Monday 16 April 2012

birthday paradox or pigeon-hole principle

The Pope celebrated his birthday today with an appropriately Bavarian entourage of well-wishers bringing some characteristically German traditions to Rome. He was treated to quite a few performances from this delegation. The Pope, the first German to hold the office in over a thousand years, shares his birth date with another, though perhaps less famous, German citizen, hailing from Erfurt, the city where Martin Luther was ordained and the Pope visited last September: Germany’s first test-tube baby (sogennante Retortenbabies, which sounds especially cruel, although test-tube is bad enough, as if they were sea-monkeys or kangaroo-joeys).

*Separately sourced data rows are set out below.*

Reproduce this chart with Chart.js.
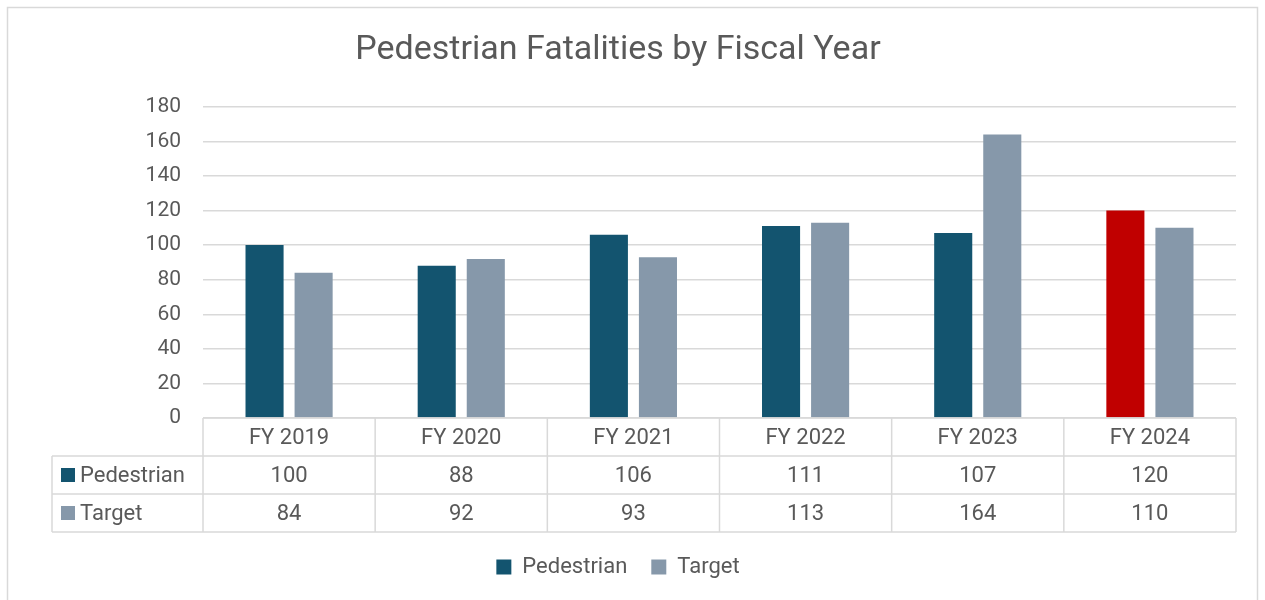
<!DOCTYPE html>
<html>
<head>
<meta charset="utf-8">
<script src="https://cdn.jsdelivr.net/npm/chart.js@4"></script>
<style>
  html, body { margin: 0; padding: 0; background: #fff; }
  #wrap { width: 1265px; height: 600px; position: relative; }
</style>
</head>
<body>
<div id="wrap"><canvas id="chart" width="1265" height="600"></canvas></div>
<script>
// data
const categories = ["FY 2019", "FY 2020", "FY 2021", "FY 2022", "FY 2023", "FY 2024"];
const pedestrian = [100, 88, 106, 111, 107, 120];
const target = [84, 92, 93, 113, 164, 110];
const seriesNames = ["Pedestrian", "Target"];
const highlightCategory = "FY 2024";
const yMin = 0;
const yMax = 180;
const yStep = 20;

const PED_COLOR = "#13546F";
const TARGET_COLOR = "#8698AA";
const HIGHLIGHT = "#C00000";
const TEXT = "#595959";
const LINE = "#D9D9D9";
const FONT = "Roboto, 'Open Sans', sans-serif";

const ROW_H = 38;
const LABEL_COL_LEFT = 52;

/* ---- frame around the whole chart ---- */
const framePlugin = {
  id: "frame",
  beforeDraw(chart) {
    const ctx = chart.ctx;
    ctx.save();
    ctx.fillStyle = "#fff";
    ctx.fillRect(0, 0, chart.width, chart.height);
    ctx.strokeStyle = LINE;
    ctx.lineWidth = 1.5;
    ctx.strokeRect(7.5, 7.5, chart.width - 15, chart.height + 20);
    ctx.restore();
  }
};

/* ---- data table under the plot ---- */
const tablePlugin = {
  id: "dataTable",
  afterDraw(chart) {
    const ctx = chart.ctx;
    const area = chart.chartArea;
    const n = categories.length;
    const colW = (area.right - area.left) / n;
    const top = area.bottom;
    const rows = [pedestrian, target];
    const swatches = [PED_COLOR, TARGET_COLOR];

    ctx.save();
    ctx.strokeStyle = LINE;
    ctx.lineWidth = 1.5;

    // horizontal lines
    ctx.beginPath();
    ctx.moveTo(area.left, top);
    ctx.lineTo(area.right, top);
    for (let r = 1; r <= rows.length + 1; r++) {
      const y = top + r * ROW_H;
      ctx.moveTo(LABEL_COL_LEFT, y);
      ctx.lineTo(area.right, y);
    }
    // vertical lines
    for (let c = 0; c <= n; c++) {
      const x = area.left + c * colW;
      ctx.moveTo(x, top);
      ctx.lineTo(x, top + (rows.length + 1) * ROW_H);
    }
    ctx.moveTo(LABEL_COL_LEFT, top + ROW_H);
    ctx.lineTo(LABEL_COL_LEFT, top + (rows.length + 1) * ROW_H);
    ctx.stroke();

    // text
    ctx.fillStyle = TEXT;
    ctx.font = "22px " + FONT;
    ctx.textAlign = "center";
    ctx.textBaseline = "middle";
    categories.forEach((cat, i) => {
      const cx = chart.scales.x.getPixelForValue(i);
      ctx.fillText(cat, cx, top + ROW_H / 2 + 1);
      rows.forEach((vals, r) => {
        ctx.fillText(String(vals[i]), cx, top + (r + 1) * ROW_H + ROW_H / 2 + 1);
      });
    });

    // row labels with swatches
    ctx.textAlign = "left";
    rows.forEach((vals, r) => {
      const cy = top + (r + 1) * ROW_H + ROW_H / 2;
      ctx.fillStyle = swatches[r];
      ctx.fillRect(61, cy - 7, 14, 14);
      ctx.fillStyle = TEXT;
      ctx.fillText(seriesNames[r], 80, cy + 1);
    });
    ctx.restore();
  }
};

const pedColors = categories.map(c => c === highlightCategory ? HIGHLIGHT : PED_COLOR);

new Chart(document.getElementById("chart").getContext("2d"), {
  type: "bar",
  data: {
    labels: categories,
    datasets: [
      {
        label: seriesNames[0],
        data: pedestrian,
        backgroundColor: pedColors,
        categoryPercentage: 0.57,
        barPercentage: 0.776
      },
      {
        label: seriesNames[1],
        data: target,
        backgroundColor: TARGET_COLOR,
        categoryPercentage: 0.57,
        barPercentage: 0.776
      }
    ]
  },
  options: {
    responsive: false,
    animation: false,
    layout: { padding: { left: 0, right: 29, top: 0, bottom: 12 } },
    plugins: {
      title: {
        display: true,
        text: "Pedestrian Fatalities by Fiscal Year",
        color: TEXT,
        font: { family: FONT, size: 34, weight: "normal" },
        padding: { top: 30, bottom: 36 }
      },
      legend: {
        position: "bottom",
        labels: {
          color: TEXT,
          font: { family: FONT, size: 22 },
          boxWidth: 15,
          boxHeight: 15,
          padding: 24
        }
      },
      tooltip: { enabled: false }
    },
    scales: {
      x: {
        grid: { display: false },
        border: { display: false },
        ticks: { display: false },
        afterFit(scale) { scale.height = ROW_H * 3; }
      },
      y: {
        min: yMin,
        max: yMax,
        ticks: {
          stepSize: yStep,
          color: TEXT,
          font: { family: FONT, size: 21 },
          padding: 22
        },
        grid: { color: LINE, lineWidth: 1.5, drawTicks: false },
        border: { display: false },
        afterFit(scale) { scale.width = 203; }
      }
    }
  },
  plugins: [framePlugin, tablePlugin]
});
</script>
</body>
</html>
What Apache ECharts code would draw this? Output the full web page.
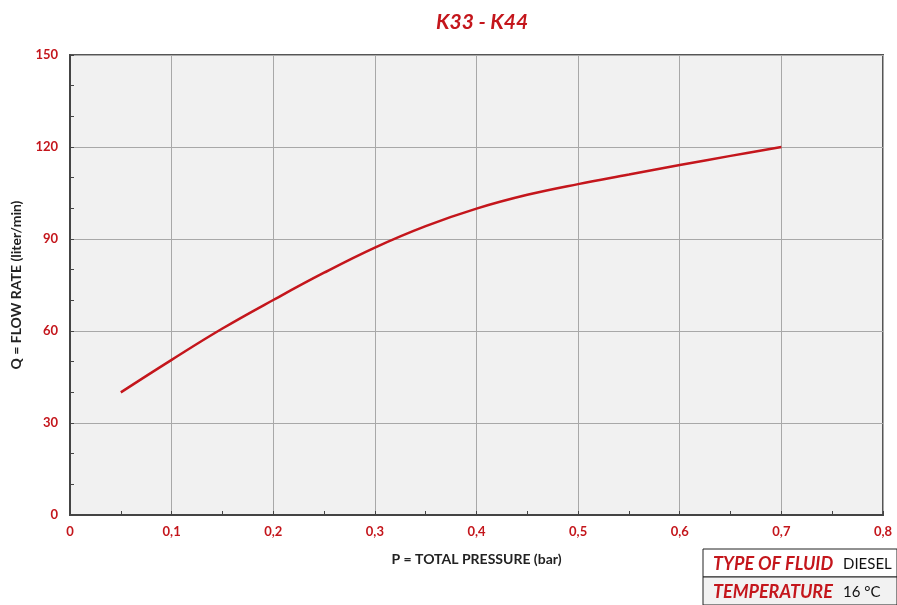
<!DOCTYPE html>
<html>
<head>
<meta charset="utf-8">
<script src="https://cdn.jsdelivr.net/npm/echarts@6/dist/echarts.min.js"></script>
<style>html,body{margin:0;padding:0;background:#fff;}#c{width:897px;height:605px;}</style>
</head>
<body>
<div id="c"></div>
<script>
const pressure = [0.05, 0.10, 0.15, 0.20, 0.25, 0.30, 0.35, 0.40, 0.45, 0.50, 0.55, 0.60, 0.65, 0.70];
const flowRate = [40.0, 50.6, 60.8, 70.1, 79.0, 87.2, 94.2, 99.9, 104.4, 107.9, 111.0, 114.1, 117.1, 120.0];
const yTicks = [0, 30, 60, 90, 120, 150];
const xTicks = [0, 0.1, 0.2, 0.3, 0.4, 0.5, 0.6, 0.7, 0.8];
const titleText = 'K33 - K44';
const xName = 'P = TOTAL PRESSURE (bar)';
const yName = 'Q = FLOW RATE (liter/min)';
const infoRows = [['TYPE OF FLUID', 'DIESEL'], ['TEMPERATURE', '16 °C']];

const RED = '#c4161c';
const chart = echarts.init(document.getElementById('c'));
const font = 'Lato, "Open Sans", sans-serif';

const graphics = [];
const tx = 703, ty = 549, rowH = 28, tw = 194;
infoRows.forEach((r, i) => {
  graphics.push({type:'rect', shape:{x:tx, y:ty+i*rowH, width:tw, height:rowH},
    style:{fill: i===1 ? '#f2f2f2' : '#fff', stroke:'#222', lineWidth:1}});
  graphics.push({type:'text', x:tx+10, y:ty+i*rowH+rowH/2+1,
    style:{text:r[0], fill:RED, font:'italic bold 18px ' + font, verticalAlign:'middle'}});
  graphics.push({type:'text', x:843, y:ty+i*rowH+rowH/2+1,
    style:{text:r[1], fill:'#111', font:'15px ' + font, verticalAlign:'middle'}});
});

chart.setOption({
  animation:false,
  backgroundColor:'#fff',
  title:{text:titleText, top:7, left:431,
    textStyle:{color:RED, fontStyle:'italic', fontWeight:'bold', fontSize:21, fontFamily:font}},
  grid:{left:70, right:14, top:55, bottom:90, containLabel:false, outerBoundsMode:'none',
    show:true, backgroundColor:'#f1f1f1', borderColor:'#555', borderWidth:2},
  xAxis:{type:'value', min:0, max:0.8, interval:0.1,
    name:xName, nameLocation:'middle', nameGap:37,
    nameTextStyle:{color:'#222', fontWeight:'bold', fontSize:14, fontFamily:font},
    axisLine:{show:true, onZero:false, lineStyle:{color:'#444', width:2}},
    axisTick:{show:true, inside:true, length:4, lineStyle:{color:'#444'}},
    minorTick:{show:true, splitNumber:2, length:4, lineStyle:{color:'#444'}},
    splitLine:{show:true, lineStyle:{color:'#a8a8a8', width:1}},
    axisLabel:{color:RED, fontWeight:'bold', fontSize:13, fontFamily:font, margin:10,
      formatter: v => String(Math.round(v*10)/10).replace('.', ',')}
  },
  yAxis:{type:'value', min:0, max:150, interval:30,
    name:yName, nameLocation:'middle', nameGap:47, nameRotate:90,
    nameTextStyle:{color:'#222', fontWeight:'bold', fontSize:14, fontFamily:font},
    axisLine:{show:true, onZero:false, lineStyle:{color:'#444', width:2}},
    axisTick:{show:true, inside:true, length:4, lineStyle:{color:'#444'}},
    minorTick:{show:true, splitNumber:3, length:4, lineStyle:{color:'#444'}},
    splitLine:{show:true, lineStyle:{color:'#a8a8a8', width:1}},
    axisLabel:{color:RED, fontWeight:'bold', fontSize:13, fontFamily:font, margin:12}
  },
  series:[{type:'line', smooth:0.4, showSymbol:false,
    data: pressure.map((p,i)=>[p, flowRate[i]]),
    lineStyle:{color:RED, width:2.5}}],
  graphic: graphics
});
</script>
</body>
</html>
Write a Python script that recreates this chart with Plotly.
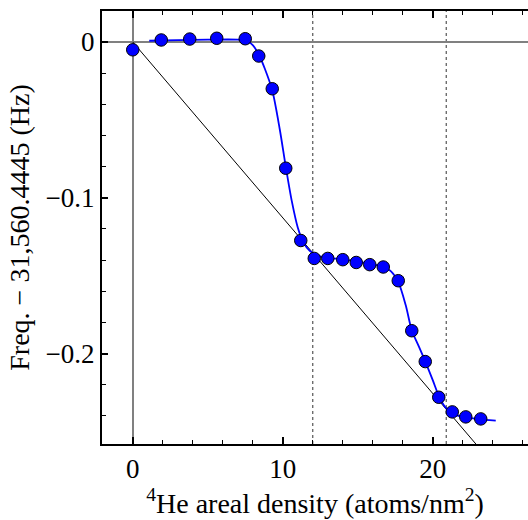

No details were disclosed on that young adult born in 1982 spent his birthday. I wonder what these two Aries would think of one another. The star or the conditions that one is born under of course is not everything, and the birthday problem refers to the very human propensity to make something out of a not so unlikely coincidence, whereas it would be more statistically remarkable if a randomly assembled and relatively small group did not have a few individuals that shared the same birthday. Still, I wonder what these two might have in common and what they might learn from one another.